April 20, 2026
SPY Pre-Market Bullish Setup — Apr 20, 2026 (72% confidence, MEDIUM conviction)
Delta Hedge Daily — Pre-Market Setup for April 20, 2026
The Big Picture: SPY Trapped Between Two Walls
Good morning, traders. Today's setup is a textbook example of how options market structure creates a roadmap for price action — even before the opening bell rings. If you've ever wondered why SPY seems to "magnetically" drift toward certain round numbers, today's analysis will make that click for you.
Right now, SPY is sitting in a clearly defined channel between two gamma walls: a lower wall at 700 and an upper wall at 720. Think of these as force fields created by massive concentrations of open options contracts. The lower wall acts as a floor, the upper wall acts as a ceiling, and where price sits relative to them tells us a lot about what's likely to happen next.
Our signal reads bullish today with 72% confidence. Here's why — and here's what could go wrong.
What Are Gamma Walls and Why Do They Matter?
A gamma wall forms where dealers (the big banks and market makers who sell you your options) have enormous options exposure concentrated at a single strike. When thousands of contracts sit at one price level, dealers must constantly adjust their stock and futures positions to stay market-neutral. That adjustment process — called delta hedging — is what turns a gamma wall into a real price magnet or barrier.

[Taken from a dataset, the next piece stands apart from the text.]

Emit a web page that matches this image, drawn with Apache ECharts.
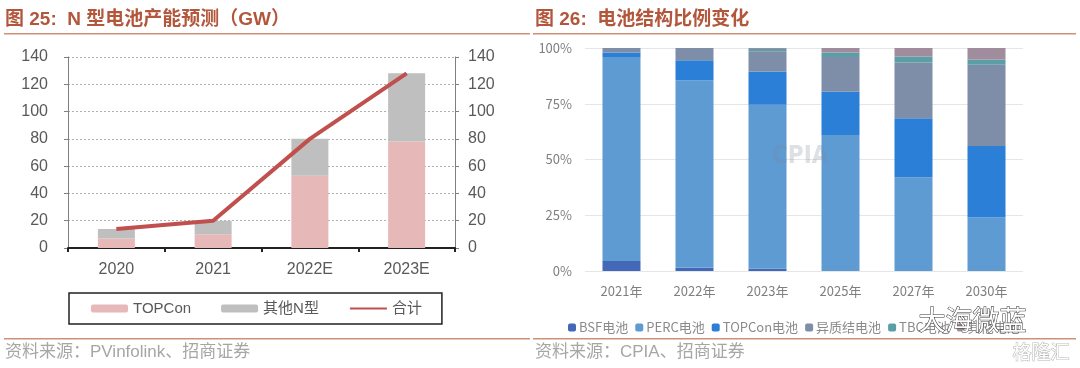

- The 700 floor: This is the lower gamma wall for SPY. Heavy put open interest here means that if price drops toward 700, dealers buy shares to hedge — creating natural support.
- The 720 ceiling: This is the upper gamma wall. Call open interest is stacked here, and as price approaches, dealer hedging activity accelerates in a way that can pull price toward it — until it gets there and stalls.

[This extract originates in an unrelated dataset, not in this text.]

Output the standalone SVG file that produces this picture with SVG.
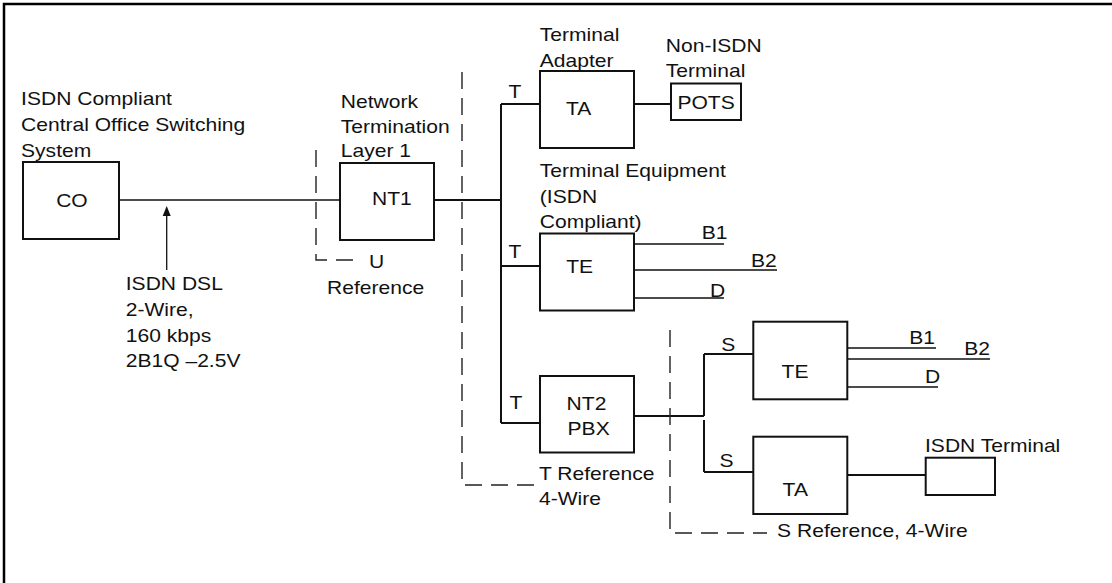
<svg xmlns="http://www.w3.org/2000/svg" width="1112" height="583" viewBox="0 0 1112 583">
<style>
.bg{fill:#fff}
.frame{fill:none;stroke:#000;stroke-width:2.5}
.box{fill:#fff;stroke:#111;stroke-width:2}
.w{fill:none;stroke:#111;stroke-width:2}
.thin{fill:none;stroke:#111;stroke-width:1.3}
.ref{fill:none;stroke:#222;stroke-width:1.4;stroke-dasharray:17 9}
.t{font-family:"Liberation Sans",Arial,Helvetica,sans-serif;font-size:18px;fill:#111;transform:scaleX(1.17)}
</style>
<rect class="bg" x="0" y="0" width="1112" height="583"/>
<path class="frame" d="M4,583 V4 H1112"/>

<g id="connectors">
  <path class="w" d="M119,200 H340" style="stroke-width:1.5"/>
  <path class="thin" d="M166.7,270 V214"/>
  <polygon points="166.7,206 162.7,216 170.7,216" fill="#111"/>
  <path class="w" d="M434,200 H501 M501,104 V423 M501,104 H540 M501,266 H540 M501,423 H540"/>
  <path class="w" d="M634,104 H671"/>
  <path class="thin" d="M634,244 H724 M634,270 H777 M634,298 H724"/>
  <path class="w" d="M634,416 H704 M704,354 V416 M704,420 V472 M704,354 H753 M704,472 H753"/>
  <path class="thin" d="M847,348 H936 M847,359 H990 M847,387 H938"/>
  <path class="w" d="M847,475 H926"/>
</g>

<g id="references">
  <path class="ref" d="M316,150 V260 H358"/>
  <path class="ref" d="M462,72 V485 H540"/>
  <path class="ref" d="M670,330 V533 H767"/>
  <text class="t" x="315.4" y="268">U</text>
  <text class="t" x="279.5" y="294">Reference</text>
  <text class="t" x="460.7" y="480">T Reference</text>
  <text class="t" x="460.7" y="505">4-Wire</text>
  <text class="t" x="664.2" y="536.7">S Reference, 4-Wire</text>
</g>

<g id="dsl-label">
  <text class="t" x="107.5" y="290.5">ISDN DSL</text>
  <text class="t" x="107.5" y="316">2-Wire,</text>
  <text class="t" x="107.5" y="341.7">160 kbps</text>
  <text class="t" x="107.5" y="366.7">2B1Q –2.5V</text>
</g>

<g id="co">
  <text class="t" x="18" y="105">ISDN Compliant</text>
  <text class="t" x="18" y="131">Central Office Switching</text>
  <text class="t" x="18" y="157">System</text>
  <rect class="box" x="23" y="162" width="96" height="77"/>
  <text class="t" x="48" y="207">CO</text>
</g>

<g id="nt1">
  <text class="t" x="291.3" y="108.3">Network</text>
  <text class="t" x="291.3" y="133.3">Termination</text>
  <text class="t" x="291.3" y="157.5">Layer 1</text>
  <rect class="box" x="340" y="163" width="94" height="77"/>
  <text class="t" x="318" y="205">NT1</text>
</g>

<g id="t-labels">
  <text class="t" x="434.6" y="98.3">T</text>
  <text class="t" x="434.6" y="258.3">T</text>
  <text class="t" x="435.4" y="409.3">T</text>
  <text class="t" x="616.4" y="351">S</text>
  <text class="t" x="614.9" y="467.3">S</text>
</g>

<g id="ta1">
  <text class="t" x="461.4" y="40.7">Terminal</text>
  <text class="t" x="461.4" y="66.7">Adapter</text>
  <rect class="box" x="540" y="71" width="94" height="77"/>
  <text class="t" x="483.8" y="115">TA</text>
</g>

<g id="pots">
  <text class="t" x="569.1" y="51.7">Non-ISDN</text>
  <text class="t" x="569.1" y="76.7">Terminal</text>
  <rect class="box" x="671" y="83.5" width="70" height="36.5"/>
  <text class="t" x="579" y="109">POTS</text>
</g>

<g id="te1">
  <text class="t" x="461.4" y="176.7">Terminal Equipment</text>
  <text class="t" x="461.4" y="203.3">(ISDN</text>
  <text class="t" x="461.4" y="228.3">Compliant)</text>
  <rect class="box" x="540" y="233.5" width="94" height="77"/>
  <text class="t" x="484" y="273.3">TE</text>
  <text class="t" x="599.7" y="239.3">B1</text>
  <text class="t" x="641.9" y="266.7">B2</text>
  <text class="t" x="606.8" y="297">D</text>
</g>

<g id="nt2">
  <rect class="box" x="540" y="376" width="94" height="76.5"/>
  <text class="t" x="484.3" y="410">NT2</text>
  <text class="t" x="485.1" y="435">PBX</text>
</g>

<g id="te2">
  <rect class="box" x="753.3" y="321.7" width="94" height="77.6"/>
  <text class="t" x="668" y="378.3">TE</text>
  <text class="t" x="777.2" y="344.3">B1</text>
  <text class="t" x="824.2" y="355">B2</text>
  <text class="t" x="790.6" y="382.7">D</text>
</g>

<g id="ta2">
  <rect class="box" x="753.3" y="436.7" width="94" height="77.3"/>
  <text class="t" x="668.9" y="496">TA</text>
</g>

<g id="isdn-terminal">
  <text class="t" x="790.6" y="451.7">ISDN Terminal</text>
  <rect class="box" x="925.7" y="457.7" width="69.3" height="37.3"/>
</g>
</svg>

Today, SPY is sitting between these levels, closer to the bottom of the range. That's where it gets interesting.
Dealer Positioning: Long Gamma Means Compression, Then Direction
Dealers are currently long gamma. Here's what that means in plain English: when dealers are long gamma, their hedging activity dampens volatility. They buy dips and sell rips mechanically. This tends to create tight, range-bound price action — until a catalyst or strong directional flow tips the balance.
Today, we have that directional flow. Net call premium into SPY is running at $429K versus just $156K on the put side. That's nearly a 3:1 ratio favoring calls. When you see that kind of skew while dealers are long gamma near a key level (around 710), something powerful happens: as price pushes higher, dealers must buy futures to stay neutral, which adds fuel to the move. It's a self-reinforcing loop that can carry price toward the upper gamma wall at 720.
The Charm Decay Zone: Time Is Working for Bulls
There's another Greek at play here — charm, which measures how delta changes as time passes. The charm decay zone today sits between 700 and 710 on SPY. As the trading day progresses and options lose time value, puts in this zone lose delta faster than calls. That means dealers holding those puts need to buy back their hedges, creating a gentle tailwind pushing price higher. On a 0DTE (zero days to expiration) day, this effect is amplified.
The Risk: QQQ Isn't Fully Confirming
No setup is without risk, and here's today's yellow flag. QQQ — the Nasdaq 100 ETF that tracks big tech — is showing a much less decisive picture. Call premium is $169K versus $102K in puts. That's mildly bullish, but nowhere near the conviction we see in SPY. QQQ's gamma walls (640 lower, 660 upper) show flatter dealer positioning and muted activity on the Greek charts.
Why does this matter? Because SPY and QQQ are joined at the hip. If mega-cap tech names don't participate in a rally, SPY's upside tends to stall. Our internal read is that this incomplete cross-asset confirmation could cap SPY's move near 715 rather than letting it run cleanly to the 720 wall.
This is why today's conviction sits at medium rather than high.
Today's Action Plan
- Bias: Bullish on SPY, looking for a push toward the 720 gamma wall.
- Setup: Long SPY call options at the open (9:30 AM ET). This is a momentum play driven by call-side flow and dealer hedging mechanics.
- Target: 40% gain on the position — this corresponds to price moving toward the upper gamma wall where dealer hedging peaks.
- Stop: 25% loss. Respect the stop. If QQQ weakness drags SPY back below the charm decay zone, the thesis is broken.
- Watch: Monitor QQQ in the first 30 minutes. If QQQ can't hold its 640 gamma floor or fails to show any upside momentum, consider taking profits early or reducing size.
The key lesson today: options flow doesn't just reflect sentiment — it mechanically drives price. When you can read where dealer hedging pressure is concentrated, you're reading the invisible hand that moves markets. That's the edge.
Trade smart. Manage risk. Let the structure do the work.
Educational analysis only. Not financial advice.